The Sydney-Kormoran Project, a Curtin University and Western Australian Museum collaboration, is using the latest imaging technology, research networking, supercomputing and advanced visualisation techniques to tell the story of two of Australia’s most significant shipwrecks – the HMAS Sydney (II) and the German raider HSK Kormoran.
The shipwrecks met their fate at the bottom of the Indian Ocean on 19 November 1941 after a short but fierce battle ending with the loss of all 645 crew of the Australian vessel.
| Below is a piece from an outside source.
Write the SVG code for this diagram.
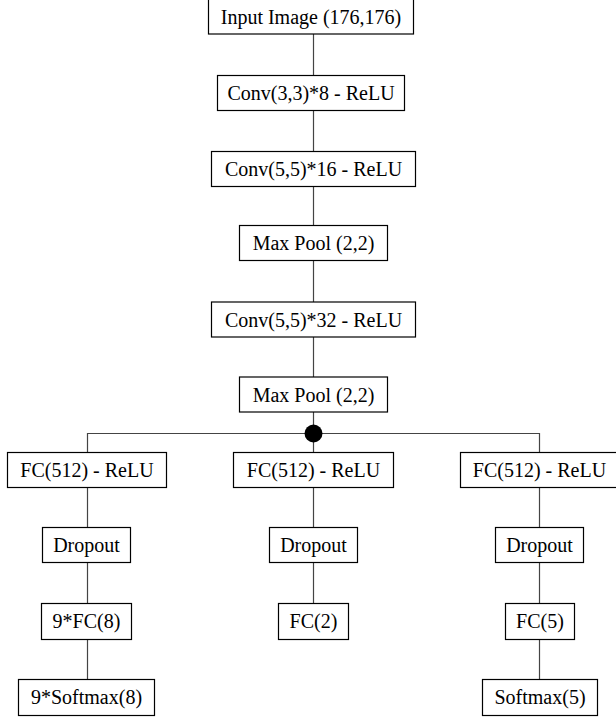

How and why Sydney, a state-of-the-art warship, was defeated by Kormoran, a modified merchant vessel, has long been the subject of much speculation and controversy.
Despite the historical significance of these vessels – whose resting place 200km off the coast of Western Australia was only discovered in 2008 – they have been largely inaccessible to the public due to their isolated location 2,500 meters below the ocean’s surface.
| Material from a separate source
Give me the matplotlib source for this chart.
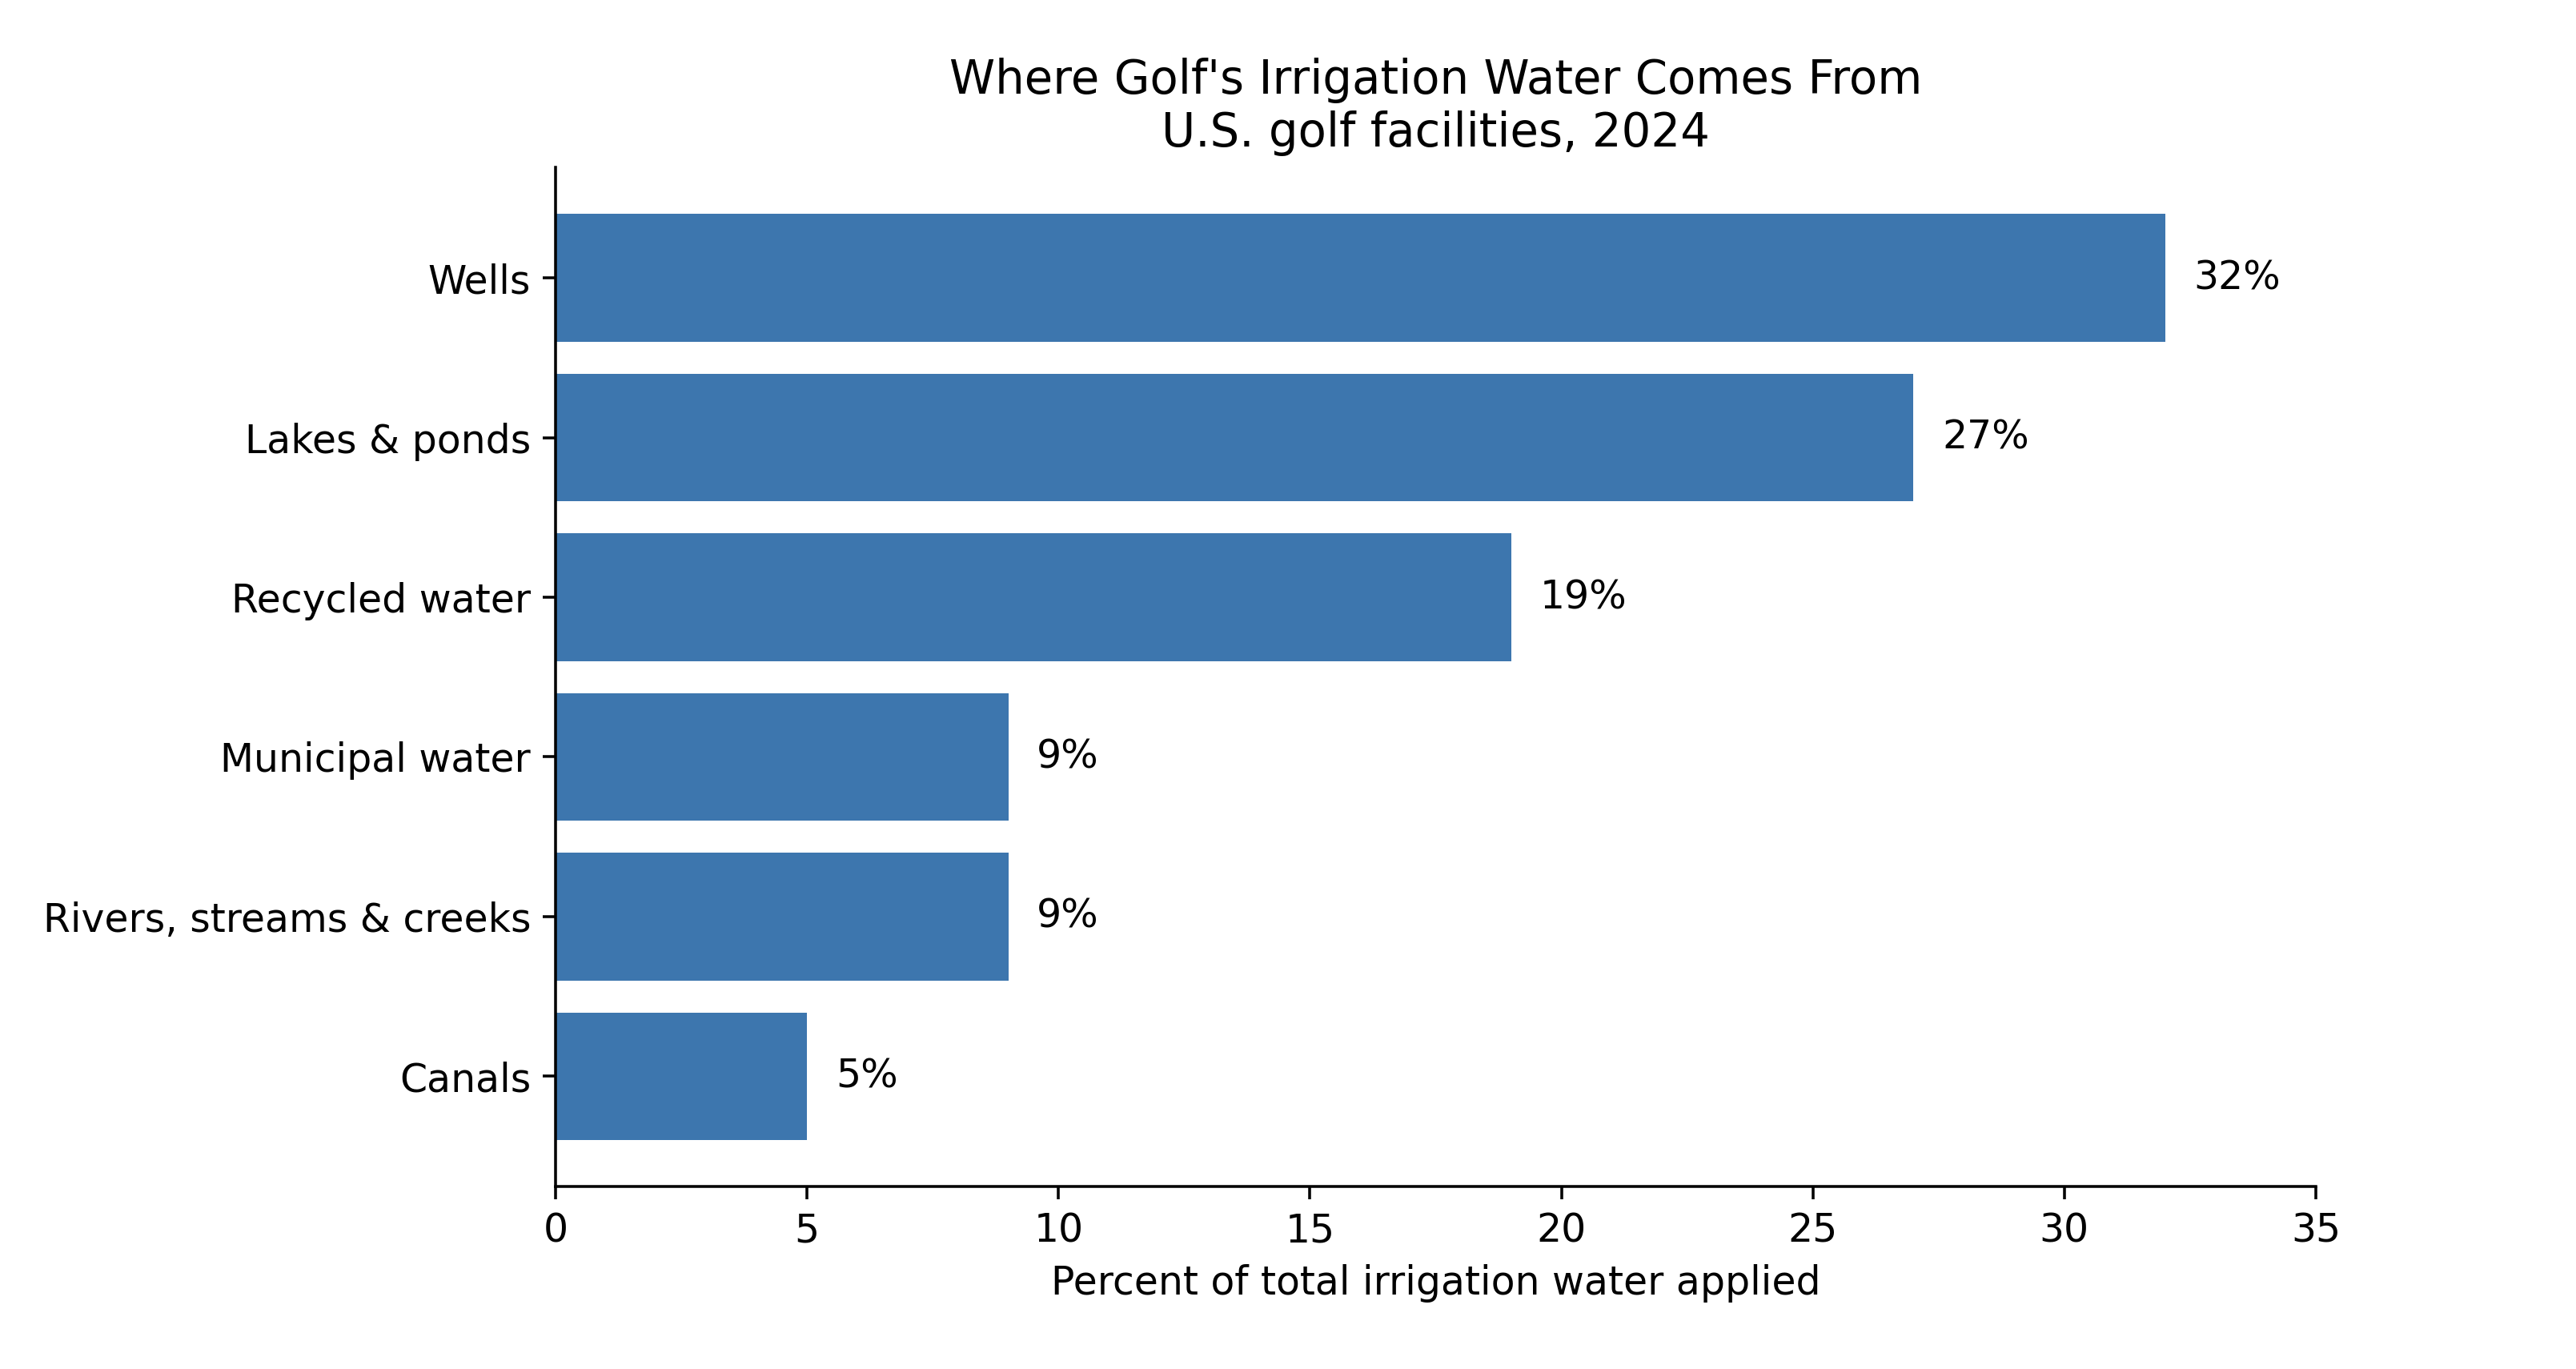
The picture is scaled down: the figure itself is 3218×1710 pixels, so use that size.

Now, thanks to detailed 3D imaging surveys carried out by Dr Andrew Woods, Senior Research Fellow at Curtin University, and his team, haunting images have emerged that reveal new insights about the last moments of the ships, including a previously-undocumented 15-centimetre shell hole through Sydney’s bridge.
“The Sydney-Kormoran Project is the first research project in Australia to have undertaken such an ambitious underwater survey and has set a new bar for this type of work,” said Woods.
The expedition to the ocean floor involved four years of preparation, 63 crew members and two remotely operated vehicles fitted with 14 digital cameras. Four dedicated 1Gbps links to 2,500 meters were used to transfer images from the cameras to the researchers on board the project’s service ship for quality assurance in realtime.
Over 500,000 images and 300 hours of high definition video footage were collected and recorded on hard drives. After preprocessing at Curtin University, the data was seamlessly transferred over the AARNet high capacity network to the Pawsey Supercomputing Centre for processing.
“We can’t do our research without AARNet,” said Woods. “We’ve got to move data around and we rely on the AARNet network to do that for us.”